Helen Edwards: Civil brands engineer a third way

'Civil brands' are occupying the space between rabid commercialism and naive common ownership schemes such as the NHS

In the late 60s, when the hippy-commune culture was at its zenith, a young ecologist wrote an essay that would not merely challenge the utopian dreams of his times, but exert influence over economic policy for decades to come.

He was Garrett Hardin, whose seminal paper, 'The Tragedy of the Commons', published in Science, owed its influence to the logical force of its argument against common ownership.

Hardin set up a parable in which the reader is asked to imagine an area of pasture 'owned by no one and open to all'. What is the rational course of action for each herdsman? Self interest dictates that he will add to his herd and maximise his use of the common grazing land, if only because he reasons others will do likewise. When all indeed do, the pasture is slowly destroyed. Hence the tragedy.
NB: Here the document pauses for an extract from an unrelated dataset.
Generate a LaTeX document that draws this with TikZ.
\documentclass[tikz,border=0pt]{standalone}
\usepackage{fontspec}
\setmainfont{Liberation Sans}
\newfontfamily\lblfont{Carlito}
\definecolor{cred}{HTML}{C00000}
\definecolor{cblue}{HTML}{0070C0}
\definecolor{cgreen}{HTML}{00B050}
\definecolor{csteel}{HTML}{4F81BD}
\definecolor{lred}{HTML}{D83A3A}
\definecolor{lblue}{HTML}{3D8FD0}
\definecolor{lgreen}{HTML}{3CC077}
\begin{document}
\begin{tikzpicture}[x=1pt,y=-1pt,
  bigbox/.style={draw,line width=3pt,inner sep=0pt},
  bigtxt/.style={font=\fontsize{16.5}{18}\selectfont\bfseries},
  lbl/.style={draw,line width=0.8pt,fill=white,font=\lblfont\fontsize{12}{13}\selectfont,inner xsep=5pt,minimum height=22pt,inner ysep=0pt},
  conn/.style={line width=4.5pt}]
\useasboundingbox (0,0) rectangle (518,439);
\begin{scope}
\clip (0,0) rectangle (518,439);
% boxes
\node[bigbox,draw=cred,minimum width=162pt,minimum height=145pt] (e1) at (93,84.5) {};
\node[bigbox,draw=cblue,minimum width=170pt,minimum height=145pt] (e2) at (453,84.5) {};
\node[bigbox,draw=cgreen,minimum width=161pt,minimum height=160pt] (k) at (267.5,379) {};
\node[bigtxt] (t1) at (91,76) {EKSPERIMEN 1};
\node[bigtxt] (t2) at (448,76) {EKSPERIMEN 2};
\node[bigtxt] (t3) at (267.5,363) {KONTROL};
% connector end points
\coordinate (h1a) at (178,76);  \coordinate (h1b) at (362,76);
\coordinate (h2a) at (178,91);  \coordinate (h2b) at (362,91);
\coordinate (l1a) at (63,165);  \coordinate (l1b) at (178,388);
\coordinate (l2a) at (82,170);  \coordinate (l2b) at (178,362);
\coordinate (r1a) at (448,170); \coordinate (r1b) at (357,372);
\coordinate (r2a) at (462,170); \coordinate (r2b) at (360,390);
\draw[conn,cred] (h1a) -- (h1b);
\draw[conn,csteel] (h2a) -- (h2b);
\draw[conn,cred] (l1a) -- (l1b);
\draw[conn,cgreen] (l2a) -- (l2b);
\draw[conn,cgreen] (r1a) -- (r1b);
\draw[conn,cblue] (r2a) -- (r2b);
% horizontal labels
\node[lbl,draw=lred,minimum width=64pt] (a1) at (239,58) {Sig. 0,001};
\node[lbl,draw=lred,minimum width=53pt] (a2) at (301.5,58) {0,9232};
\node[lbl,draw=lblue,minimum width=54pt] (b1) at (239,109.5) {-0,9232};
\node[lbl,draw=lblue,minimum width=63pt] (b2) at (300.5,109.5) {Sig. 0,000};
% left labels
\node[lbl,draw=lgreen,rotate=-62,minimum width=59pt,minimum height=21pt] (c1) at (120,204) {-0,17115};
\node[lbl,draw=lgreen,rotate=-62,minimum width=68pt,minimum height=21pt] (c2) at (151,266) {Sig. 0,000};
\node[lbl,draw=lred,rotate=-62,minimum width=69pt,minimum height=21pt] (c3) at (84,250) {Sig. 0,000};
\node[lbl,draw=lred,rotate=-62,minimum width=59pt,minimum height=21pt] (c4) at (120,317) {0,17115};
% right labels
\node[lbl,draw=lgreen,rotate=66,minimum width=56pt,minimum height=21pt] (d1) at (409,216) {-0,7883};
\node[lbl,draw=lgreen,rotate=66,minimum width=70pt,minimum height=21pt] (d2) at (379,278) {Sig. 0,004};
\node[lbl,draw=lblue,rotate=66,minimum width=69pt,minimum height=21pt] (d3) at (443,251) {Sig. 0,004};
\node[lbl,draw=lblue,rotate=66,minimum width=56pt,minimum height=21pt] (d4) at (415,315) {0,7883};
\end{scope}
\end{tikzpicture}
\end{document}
Hardin showed that the principle was at work in numerous stretches of society - from water supply to highway use. The best contemporary example, both of the concept and the tragedy, is probably the NHS. Since this shared, finite resource is free at the point of access, there is no disincentive against its misuse, and no compunction on individuals to take responsibility for their own wellbeing.

Common resources

The 28-stone man who seeks bariatric surgery may have funded his own perpetual grazing but it is society, through the NHS, that must pick up the tab for his repair. With no brakes on use, the system eventually reaches the ruin Hardin so eloquently predicted.

Still, common-pool resource systems do not have a monopoly on tragic outcomes, as organisations at the other end of the socio-economic spectrum, from Enron to HSBC, have testified.
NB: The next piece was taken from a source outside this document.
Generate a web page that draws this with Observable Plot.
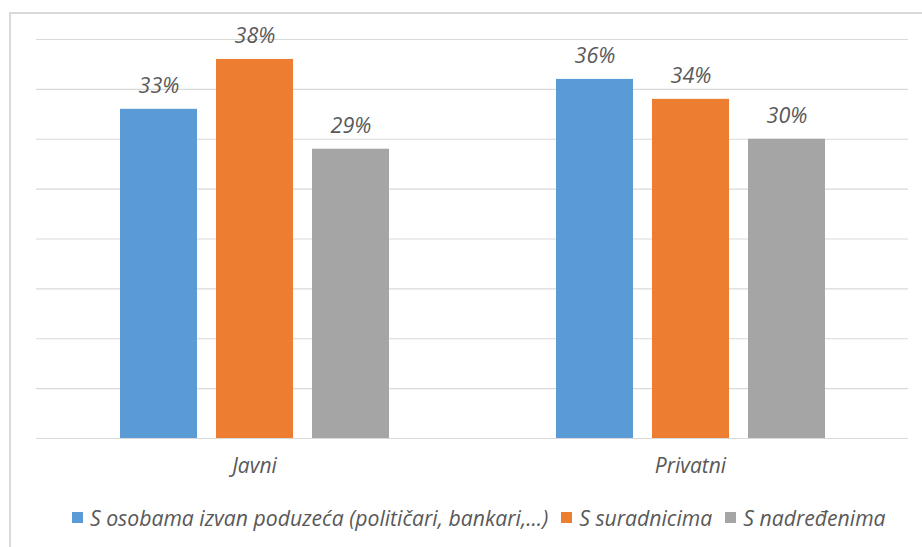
<!DOCTYPE html>
<html>
<head>
<meta charset="utf-8">
<script src="https://cdn.jsdelivr.net/npm/d3@7"></script>
<script src="https://cdn.jsdelivr.net/npm/@observablehq/plot@0.6"></script>
<style>
  html, body { margin: 0; padding: 0; background: #fff; }
  #wrap { position: relative; width: 922px; height: 547px; overflow: hidden; background: #fff; }
  #frame { position: absolute; left: 9px; top: 12px; width: 1000px; height: 700px; border: 2px solid #d9d9d9; box-sizing: border-box; pointer-events: none; }
  #chart { position: absolute; left: 0; top: 0; }
  #legend { position: absolute; left: 72px; top: 502px; height: 30px; display: flex; align-items: center;
            font-family: "Open Sans", Lato, sans-serif; font-style: italic; font-size: 21.2px; color: #595959; white-space: nowrap; }
  .item { display: flex; align-items: center; margin-right: 13px; }
  .sw { width: 11px; height: 11px; margin-right: 7px; display: inline-block; }
</style>
</head>
<body>
<div id="wrap">
  <div id="frame"></div>
  <div id="chart"></div>
  <div id="legend"></div>
</div>
<script>
const groups = ["Javni", "Privatni"];
const series = ["S osobama izvan poduzeća (političari, bankari,...)", "S suradnicima", "S nadređenima"];
const javni = [33, 38, 29];
const privatni = [36, 34, 30];
const yTicks = [0, 5, 10, 15, 20, 25, 30, 35, 40];
const colors = ["#5B9BD5", "#ED7D31", "#A5A5A5"];

const groupValues = [javni, privatni];
const data = groups.flatMap((g, i) => series.map((s, j) => ({group: g, series: s, value: groupValues[i][j]})));

const chart = Plot.plot({
  width: 922,
  height: 490,
  marginTop: 39,
  marginBottom: 52,
  marginLeft: 36,
  marginRight: 14,
  style: {fontFamily: "'Open Sans', Lato, sans-serif", fontStyle: "italic", color: "#595959", background: "transparent"},
  fx: {domain: groups, padding: 0, label: null, axis: null},
  x: {domain: series, axis: null, paddingInner: 0.2, paddingOuter: 0.85},
  y: {domain: [0, 40], axis: null},
  color: {domain: series, range: colors},
  marks: [
    Plot.ruleY(yTicks, {stroke: "#d9d9d9", strokeWidth: 1.2}),
    Plot.barY(data, {fx: "group", x: "series", y: "value", fill: "series"}),
    Plot.text(data, {fx: "group", x: "series", y: "value", text: d => d.value + "%", dy: -23,
      fontSize: 21.5, fill: "#595959"}),
    Plot.axisFx({anchor: "bottom", tickSize: 0, tickPadding: 20, fontSize: 21, label: null, color: "#595959"})
  ]
});
document.getElementById("chart").appendChild(chart);

const legend = document.getElementById("legend");
series.forEach((s, i) => {
  const item = document.createElement("span");
  item.className = "item";
  const sw = document.createElement("span");
  sw.className = "sw";
  sw.style.background = colors[i];
  item.appendChild(sw);
  item.appendChild(document.createTextNode(s));
  legend.appendChild(item);
});
</script>
</body>
</html>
The exciting space now is between the two extremes of naive utopia on the one hand and rabid commercialism on the other, with the emergence of 'civil brands'.
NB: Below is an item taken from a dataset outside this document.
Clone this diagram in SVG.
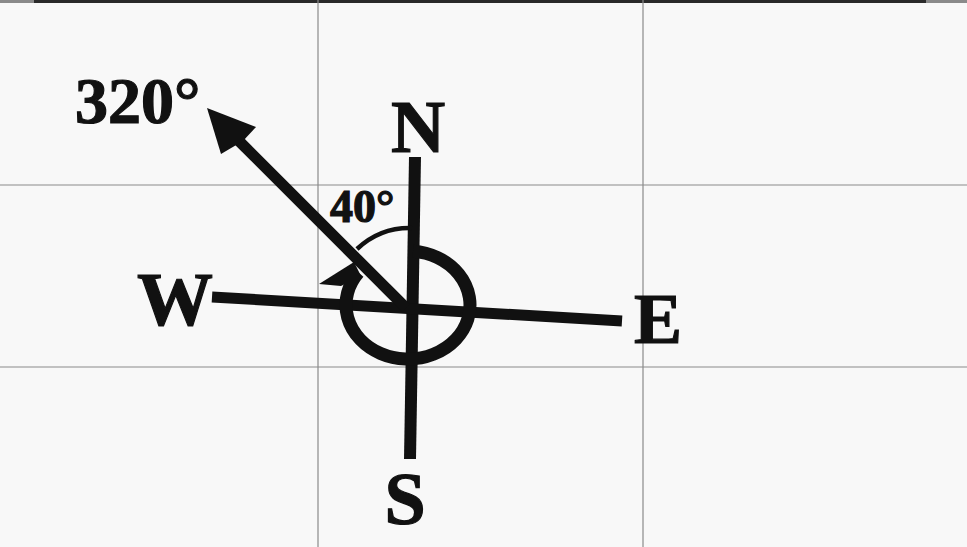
<svg xmlns="http://www.w3.org/2000/svg" width="967" height="547" viewBox="0 0 967 547">
<style>
.grid{stroke:#8a8a8a;stroke-width:1.2;fill:none}
.ink{stroke:#111;fill:none}
.lbl{font-family:"Liberation Serif","Times New Roman",serif;font-weight:bold;fill:#111;stroke:#111;stroke-width:1.2}
</style>
<rect x="0" y="0" width="967" height="547" fill="#f8f8f8"/>
<g id="grid">
<rect x="0" y="0" width="967" height="3" fill="#8a8a8a"/>
<rect x="34" y="0" width="892" height="3" fill="#2a2a2a"/>
<line class="grid" x1="318" y1="0" x2="318" y2="547"/>
<line class="grid" x1="643" y1="0" x2="643" y2="547"/>
<line class="grid" x1="0" y1="185" x2="967" y2="185"/>
<line class="grid" x1="0" y1="367" x2="967" y2="367"/>
</g>
<g id="connectors">
<line id="ns-axis" class="ink" x1="415" y1="157" x2="410" y2="459" stroke-width="12"/>
<line id="we-axis" class="ink" x1="212" y1="297" x2="622" y2="321" stroke-width="11"/>
<line id="bearing-shaft" class="ink" x1="406" y1="308" x2="238" y2="140" stroke-width="11"/>
<polygon id="bearing-head" points="207,108 256,127 243,141 221,154" fill="#111"/>
<path id="arc-320" class="ink" d="M413,251.2 A62,54 0 1,1 358.5,272.5" stroke-width="13"/>
<polygon id="arc-320-head" points="319,284 354,262 361,276 341,286" fill="#111"/>
<path id="arc-40" class="ink" d="M357,249 A77,77 0 0,1 412,228" stroke-width="4.5"/>
</g>
<g id="label-320"><text class="lbl" x="75" y="123" font-size="66">320°</text></g>
<g id="label-40"><text class="lbl" x="330" y="222" font-size="46">40°</text></g>
<g id="label-N"><text class="lbl" x="418" y="152" font-size="75" text-anchor="middle">N</text></g>
<g id="label-W"><text class="lbl" x="175" y="325" font-size="76" text-anchor="middle">W</text></g>
<g id="label-E"><text class="lbl" x="658" y="343" font-size="72" text-anchor="middle">E</text></g>
<g id="label-S"><text class="lbl" x="405" y="524" font-size="74" text-anchor="middle">S</text></g>
</svg>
Shared bike schemes are a poignant example, since their genesis dates back to Hardin's day, with the first such venture in Amsterdam. Those white-painted bikes were free and there was no restriction on use, so the tenets of the essay were rapidly proved; many bikes were stolen and others were given ghost-rides into the city's canals.

The modern schemes share the 60s ideology but diverge on the practicalities, combining civil ownership with some cost per use.

Personal responsibility

The London scheme, for example, encourages a sense of personal responsibility by offering discounts to those who sign up to an annual membership, and deters overuse through a pricing structure that rises steeply after the first hour.

There is also a change now that Hardin could not have envisaged: technological advance. Through satellite-tracking, and micro-payment systems that tie use to named individuals, civil obedience is encouraged - as though the neighbours were keeping a permanent watch on the commons.

Civil brands work to a range of different models, but all combine some form of membership with intelligent management of use. They are an experiment in progress, and some will doubtless fail. Nevertheless, to imagine that there is no alternative between the rapacious capitalism of HSBC, and the hopeless communality of the NHS, would be the real tragedy.

Helen Edwards has a PhD in marketing, an MBA from London Business School and is a partner at Passionbrand. Follow her on Twitter: @helenedw.

30 SECONDS ON: CIVIL BRANDS

- Circle Health, Europe's biggest healthcare partnership, sits somewhere between the NHS and the private sector. Its hospitals are owned by the clinicians and staff who work in them, which aligns incentives and allows everyone, in Circle's words, to 'focus on putting patients first'.

- Ovesco. This small but visionary energy company opened the UK's first 100% community-owned solar-power station in July 2011. The £307,000 installation cost was funded by local people and the energy created is used by a local brewery, with the excess sold back to the national grid. An added bonus for the community was the creation of a beer - Sunshine Ale - to commemorate the achievement.

- The venerable Co-op, founded in 1844 by 28 Rochdale flannel weavers, offered members fair prices and rewarded them through the dividend card - the first loyalty scheme. Earlier attempts failed in a way Hardin would have predicted, by offering credit, which customers abused.

- New York's Citi Bike scheme, launched this summer with 10,000 bikes, will be the biggest in the US. Profits will be split between the operating company and the city of New York.